Such wasn't clear from the review, but 12 fps matched up with where SGX 545 should be at Z2760's 533 MHz frequency in comparison to Z2460's SGX 540 at a 400 MHz frequency -
gfxbench for Atom with SGX 540 @ 400 MHz. But you're quite correct that the number I linked was incorrect.
I agree, the numbers for CT on Win 8 look lower than they should be and bad drivers could be to blame. But unless there's a universal penalty for glbench 2.5 running on Win 8 instead of Android then it shouldn't really matter why the CT score is as bad as it is, only that it's a baseline for estimating the 28-32 or so score that BT is going to get. This is simply not a competitive score.
Oh, and as for power... yes, tablets have higher tolerances, however I wouldn't be at all surprised if Adreno 330 was drawing over 4 watts to achieve that level of performance, more likely somewhere in the 6-8 watt range. (Based on the GPU power usage in Anandtech's x86 vs ARM power usage article - Mali T-604 uses around 3.5 watts for 43 fps in GLBenchmark 2.5 while Adreno 225 uses around 1 watt for 14.5 fps on the android side while Tegra 3 uses around 1.75 watts for 11.5 fps and SGX 545 uses 0.75 watts for 7 fps on the windows side which isn't as useful for this extrapolation.)
I don't know, if Adreno 225 used 1W and the performance is 4.7x better then it sounds like 6-8W will mean 28% to 70% worse perf/W at peak.

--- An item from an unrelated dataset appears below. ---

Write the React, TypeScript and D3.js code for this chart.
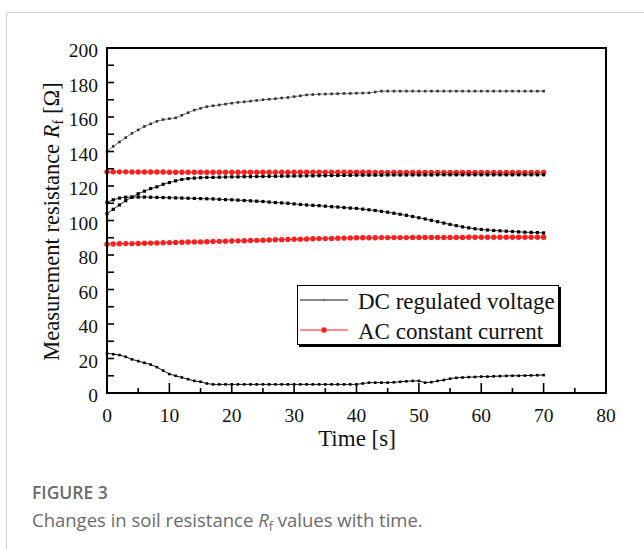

Some of the peak performance improvement is due to a clock bump going from 300MHz to 450MHz which will take its toll in efficiency, but the rest of it is due to a wider uarch which for GPUs shouldn't hurt peak perf/W that much. Given the move to HKMG and uarch improvements 8W seems on the overly pessimistic side, 6W not nearly as much. I do agree well over 4W is pretty much a given.
But everyone else is willing to allow this kind of power drain with the GPU running heavily on tablets. I don't think anyone is going to prefer an inability to play more demanding content over playing it while sucking down the battery. That extra performance should mainly go unused when not needed. People just need an option to run games at artificially lower frame rates and/or with less features when they're comfortable doing so to prioritize battery life.
Intel should have better perf/W due to their process advantage, but as far as GPU goes they're really not capitalizing on it at all. Nothing new here though, I suppose. They're getting a lot more serious about offering fatter GPUs with Haswell, but that could be highly influenced by Apple as a customer in that space.